TASK DESCRIPTION:
Restate the listing that follows word for word, without its pictures.
-- Begin RECORDS FOR THE TASK --
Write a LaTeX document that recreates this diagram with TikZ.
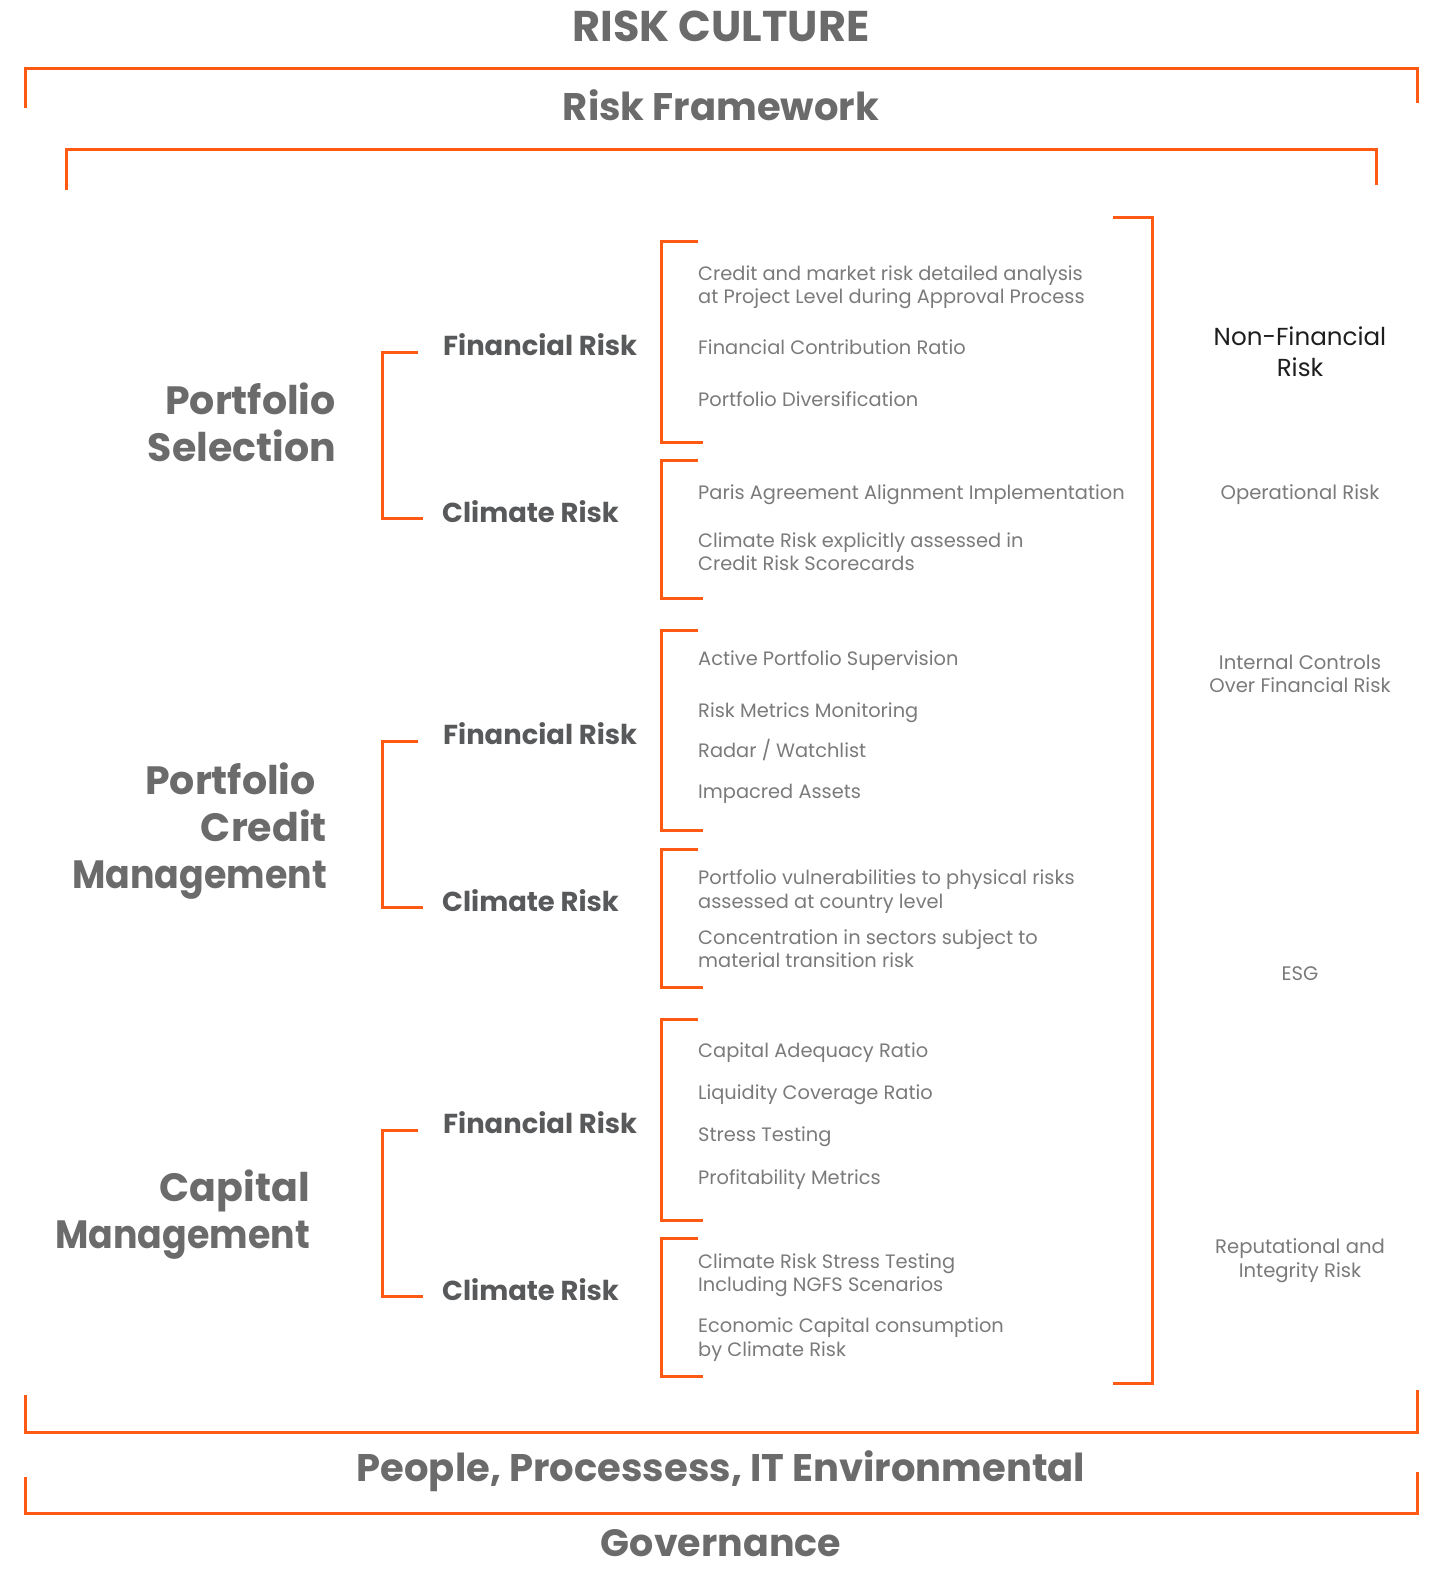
\documentclass[tikz,border=0pt]{standalone}
\usepackage{fontspec}
\setmainfont{Poppins}
\definecolor{orng}{HTML}{FF5A14}
\definecolor{gtitle}{HTML}{6B6B6B}
\definecolor{ghead}{HTML}{58595B}
\definecolor{gitem}{HTML}{7A7A7A}
\definecolor{nfr}{HTML}{1E1E1E}
\tikzset{
  br/.style={draw=orng, line width=3pt},
  title/.style={inner sep=0pt, text depth=0pt, anchor=center, text height=26.6pt, font=\fontsize{38.5}{42}\selectfont\bfseries, text=gtitle},
  grp/.style={inner sep=0pt, text height=27.3pt, text depth=0pt, anchor=east, font=\fontsize{39.5}{44}\selectfont\bfseries, text=gtitle},
  head/.style={inner sep=0pt, text height=18.9pt, text depth=0pt, anchor=west, font=\fontsize{27.4}{30}\selectfont\bfseries, text=ghead},
  item/.style={inner sep=0pt, text height=13.4pt, text depth=0pt, anchor=west, font=\fontsize{19.4}{22}\selectfont, text=gitem},
  side/.style={inner sep=0pt, text height=13.5pt, text depth=0pt, anchor=center, font=\fontsize{19.6}{22}\selectfont, text=gitem},
  nfin/.style={inner sep=0pt, text height=17pt, text depth=0pt, anchor=center, font=\fontsize{24.6}{28}\selectfont, text=nfr},
}
\newcommand{\mgmt}{\scalebox{0.92}[1]{Management}}
\begin{document}
\begin{tikzpicture}[x=1pt,y=-1pt]
\useasboundingbox (0,0) rectangle (1436,1569);
% titles
\node[title, text height=29.7pt, font=\fontsize{43}{46}\selectfont\bfseries] (rc) at (721,27) {RISK CULTURE};
\node[title] (rf) at (721,107) {Risk Framework};
\node[title] (pp) at (721,1468) {People, Processess, IT Environmental};
\node[title, text height=26pt, font=\fontsize{38}{42}\selectfont\bfseries] (gov) at (721,1543) {Governance};
% outer brackets
\draw[br] (25,108) -- (25,68) -- (1417,68) -- (1417,103);
\draw[br] (66,190) -- (66,149) -- (1376,149) -- (1376,185);
\draw[br] (25,1395) -- (25,1432) -- (1417,1432) -- (1417,1390);
\draw[br] (25,1477) -- (25,1513) -- (1417,1513) -- (1417,1472);
% big right bracket
\draw[br] (1113,217) -- (1152,217) -- (1152,1383) -- (1113,1383);
% right column
\node[nfin] (nf1) at (1300,337) {Non-Financial};
\node[nfin] (nf2) at (1300,368) {Risk};
\node[side] (op) at (1300,493) {Operational Risk};
\node[side] (ic1) at (1300,663) {Internal Controls};
\node[side] (ic2) at (1300,686) {Over Financial Risk};
\node[side] (esg) at (1300,974) {ESG};
\node[side] (ri1) at (1300,1247) {Reputational and};
\node[side] (ri2) at (1300,1271) {Integrity Risk};
% group 1
\node[grp] (g1a) at (336,401) {Portfolio};
\node[grp] (g1b) at (336,448) {Selection};
\draw[br] (418,352) -- (382,352) -- (382,518) -- (423,518);
\node[head] (f1) at (443,346) {Financial Risk};
\node[head] (c1) at (442,513) {Climate Risk};
\draw[br] (698,241) -- (661,241) -- (661,442) -- (703,442);
\node[item] (i11) at (698,274) {Credit and market risk detailed analysis};
\node[item] (i12) at (698,297) {at Project Level during Approval Process};
\node[item] (i13) at (698,348) {Financial Contribution Ratio};
\node[item] (i14) at (698,400) {Portfolio Diversification};
\draw[br] (698,460) -- (661,460) -- (661,598) -- (703,598);
\node[item] (i15) at (698,493) {Paris Agreement Alignment Implementation};
\node[item] (i16) at (698,541) {Climate Risk explicitly assessed in};
\node[item] (i17) at (698,564) {Credit Risk Scorecards};
% group 2
\node[grp] (g2a) at (316,781) {Portfolio};
\node[grp] (g2b) at (327,828) {Credit};
\node[grp] (g2c) at (327,875) {\mgmt};
\draw[br] (418,741) -- (382,741) -- (382,907) -- (423,907);
\node[head] (f2) at (443,735) {Financial Risk};
\node[head] (c2) at (442,902) {Climate Risk};
\draw[br] (698,630) -- (661,630) -- (661,830) -- (703,830);
\node[item] (i21) at (698,659) {Active Portfolio Supervision};
\node[item] (i22) at (698,711) {Risk Metrics Monitoring};
\node[item] (i23) at (698,751) {Radar / Watchlist};
\node[item] (i24) at (698,792) {Impacred Assets};
\draw[br] (698,849) -- (661,849) -- (661,987) -- (703,987);
\node[item] (i25) at (698,878) {Portfolio vulnerabilities to physical risks};
\node[item] (i26) at (698,902) {assessed at country level};
\node[item] (i27) at (698,938) {Concentration in sectors subject to};
\node[item] (i28) at (698,961) {material transition risk};
% group 3
\node[grp] (g3a) at (310,1188) {Capital};
\node[grp] (g3b) at (310,1235) {\mgmt};
\draw[br] (418,1130) -- (382,1130) -- (382,1296) -- (423,1296);
\node[head] (f3) at (443,1124) {Financial Risk};
\node[head] (c3) at (442,1291) {Climate Risk};
\draw[br] (698,1019) -- (661,1019) -- (661,1220) -- (703,1220);
\node[item] (i31) at (698,1051) {Capital Adequacy Ratio};
\node[item] (i32) at (698,1093) {Liquidity Coverage Ratio};
\node[item] (i33) at (698,1135) {Stress Testing};
\node[item] (i34) at (698,1178) {Profitability Metrics};
\draw[br] (698,1238) -- (661,1238) -- (661,1376) -- (703,1376);
\node[item] (i35) at (698,1262) {Climate Risk Stress Testing};
\node[item] (i36) at (698,1285) {Including NGFS Scenarios};
\node[item] (i37) at (698,1326) {Economic Capital consumption};
\node[item] (i38) at (698,1350) {by Climate Risk};
\end{tikzpicture}
\end{document}
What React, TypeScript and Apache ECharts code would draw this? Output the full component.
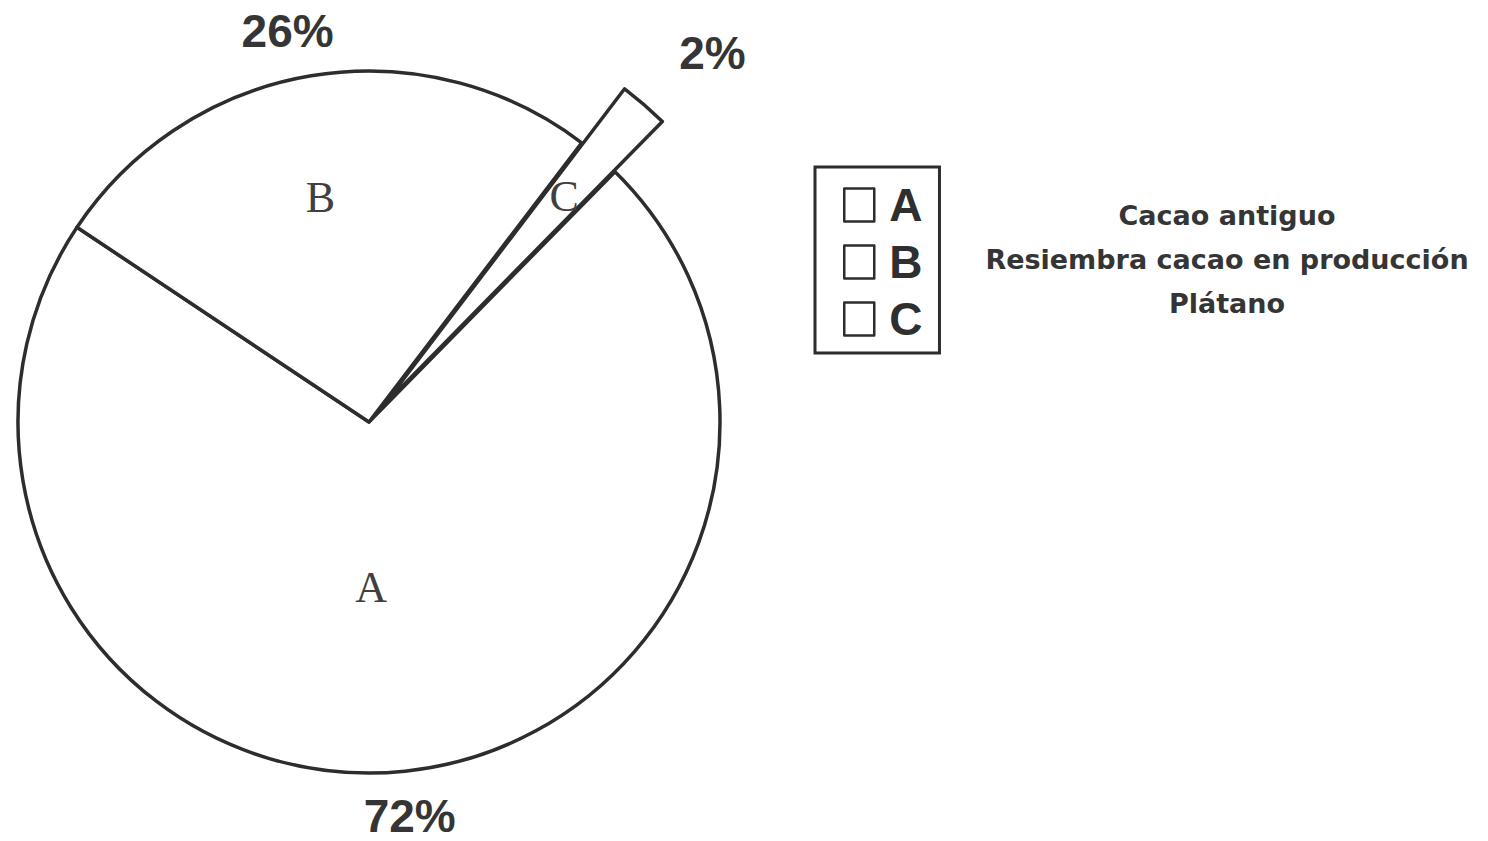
-- End RECORDS FOR THE TASK --
RESPONSE:
Write a LaTeX document that recreates this diagram with TikZ.
\documentclass[tikz,border=0pt]{standalone}
\usepackage{fontspec}
\setmainfont{Poppins}
\definecolor{orng}{HTML}{FF5A14}
\definecolor{gtitle}{HTML}{6B6B6B}
\definecolor{ghead}{HTML}{58595B}
\definecolor{gitem}{HTML}{7A7A7A}
\definecolor{nfr}{HTML}{1E1E1E}
\tikzset{
  br/.style={draw=orng, line width=3pt},
  title/.style={inner sep=0pt, text depth=0pt, anchor=center, text height=26.6pt, font=\fontsize{38.5}{42}\selectfont\bfseries, text=gtitle},
  grp/.style={inner sep=0pt, text height=27.3pt, text depth=0pt, anchor=east, font=\fontsize{39.5}{44}\selectfont\bfseries, text=gtitle},
  head/.style={inner sep=0pt, text height=18.9pt, text depth=0pt, anchor=west, font=\fontsize{27.4}{30}\selectfont\bfseries, text=ghead},
  item/.style={inner sep=0pt, text height=13.4pt, text depth=0pt, anchor=west, font=\fontsize{19.4}{22}\selectfont, text=gitem},
  side/.style={inner sep=0pt, text height=13.5pt, text depth=0pt, anchor=center, font=\fontsize{19.6}{22}\selectfont, text=gitem},
  nfin/.style={inner sep=0pt, text height=17pt, text depth=0pt, anchor=center, font=\fontsize{24.6}{28}\selectfont, text=nfr},
}
\newcommand{\mgmt}{\scalebox{0.92}[1]{Management}}
\begin{document}
\begin{tikzpicture}[x=1pt,y=-1pt]
\useasboundingbox (0,0) rectangle (1436,1569);
% titles
\node[title, text height=29.7pt, font=\fontsize{43}{46}\selectfont\bfseries] (rc) at (721,27) {RISK CULTURE};
\node[title] (rf) at (721,107) {Risk Framework};
\node[title] (pp) at (721,1468) {People, Processess, IT Environmental};
\node[title, text height=26pt, font=\fontsize{38}{42}\selectfont\bfseries] (gov) at (721,1543) {Governance};
% outer brackets
\draw[br] (25,108) -- (25,68) -- (1417,68) -- (1417,103);
\draw[br] (66,190) -- (66,149) -- (1376,149) -- (1376,185);
\draw[br] (25,1395) -- (25,1432) -- (1417,1432) -- (1417,1390);
\draw[br] (25,1477) -- (25,1513) -- (1417,1513) -- (1417,1472);
% big right bracket
\draw[br] (1113,217) -- (1152,217) -- (1152,1383) -- (1113,1383);
% right column
\node[nfin] (nf1) at (1300,337) {Non-Financial};
\node[nfin] (nf2) at (1300,368) {Risk};
\node[side] (op) at (1300,493) {Operational Risk};
\node[side] (ic1) at (1300,663) {Internal Controls};
\node[side] (ic2) at (1300,686) {Over Financial Risk};
\node[side] (esg) at (1300,974) {ESG};
\node[side] (ri1) at (1300,1247) {Reputational and};
\node[side] (ri2) at (1300,1271) {Integrity Risk};
% group 1
\node[grp] (g1a) at (336,401) {Portfolio};
\node[grp] (g1b) at (336,448) {Selection};
\draw[br] (418,352) -- (382,352) -- (382,518) -- (423,518);
\node[head] (f1) at (443,346) {Financial Risk};
\node[head] (c1) at (442,513) {Climate Risk};
\draw[br] (698,241) -- (661,241) -- (661,442) -- (703,442);
\node[item] (i11) at (698,274) {Credit and market risk detailed analysis};
\node[item] (i12) at (698,297) {at Project Level during Approval Process};
\node[item] (i13) at (698,348) {Financial Contribution Ratio};
\node[item] (i14) at (698,400) {Portfolio Diversification};
\draw[br] (698,460) -- (661,460) -- (661,598) -- (703,598);
\node[item] (i15) at (698,493) {Paris Agreement Alignment Implementation};
\node[item] (i16) at (698,541) {Climate Risk explicitly assessed in};
\node[item] (i17) at (698,564) {Credit Risk Scorecards};
% group 2
\node[grp] (g2a) at (316,781) {Portfolio};
\node[grp] (g2b) at (327,828) {Credit};
\node[grp] (g2c) at (327,875) {\mgmt};
\draw[br] (418,741) -- (382,741) -- (382,907) -- (423,907);
\node[head] (f2) at (443,735) {Financial Risk};
\node[head] (c2) at (442,902) {Climate Risk};
\draw[br] (698,630) -- (661,630) -- (661,830) -- (703,830);
\node[item] (i21) at (698,659) {Active Portfolio Supervision};
\node[item] (i22) at (698,711) {Risk Metrics Monitoring};
\node[item] (i23) at (698,751) {Radar / Watchlist};
\node[item] (i24) at (698,792) {Impacred Assets};
\draw[br] (698,849) -- (661,849) -- (661,987) -- (703,987);
\node[item] (i25) at (698,878) {Portfolio vulnerabilities to physical risks};
\node[item] (i26) at (698,902) {assessed at country level};
\node[item] (i27) at (698,938) {Concentration in sectors subject to};
\node[item] (i28) at (698,961) {material transition risk};
% group 3
\node[grp] (g3a) at (310,1188) {Capital};
\node[grp] (g3b) at (310,1235) {\mgmt};
\draw[br] (418,1130) -- (382,1130) -- (382,1296) -- (423,1296);
\node[head] (f3) at (443,1124) {Financial Risk};
\node[head] (c3) at (442,1291) {Climate Risk};
\draw[br] (698,1019) -- (661,1019) -- (661,1220) -- (703,1220);
\node[item] (i31) at (698,1051) {Capital Adequacy Ratio};
\node[item] (i32) at (698,1093) {Liquidity Coverage Ratio};
\node[item] (i33) at (698,1135) {Stress Testing};
\node[item] (i34) at (698,1178) {Profitability Metrics};
\draw[br] (698,1238) -- (661,1238) -- (661,1376) -- (703,1376);
\node[item] (i35) at (698,1262) {Climate Risk Stress Testing};
\node[item] (i36) at (698,1285) {Including NGFS Scenarios};
\node[item] (i37) at (698,1326) {Economic Capital consumption};
\node[item] (i38) at (698,1350) {by Climate Risk};
\end{tikzpicture}
\end{document}
What React, TypeScript and Apache ECharts code would draw this? Output the full component.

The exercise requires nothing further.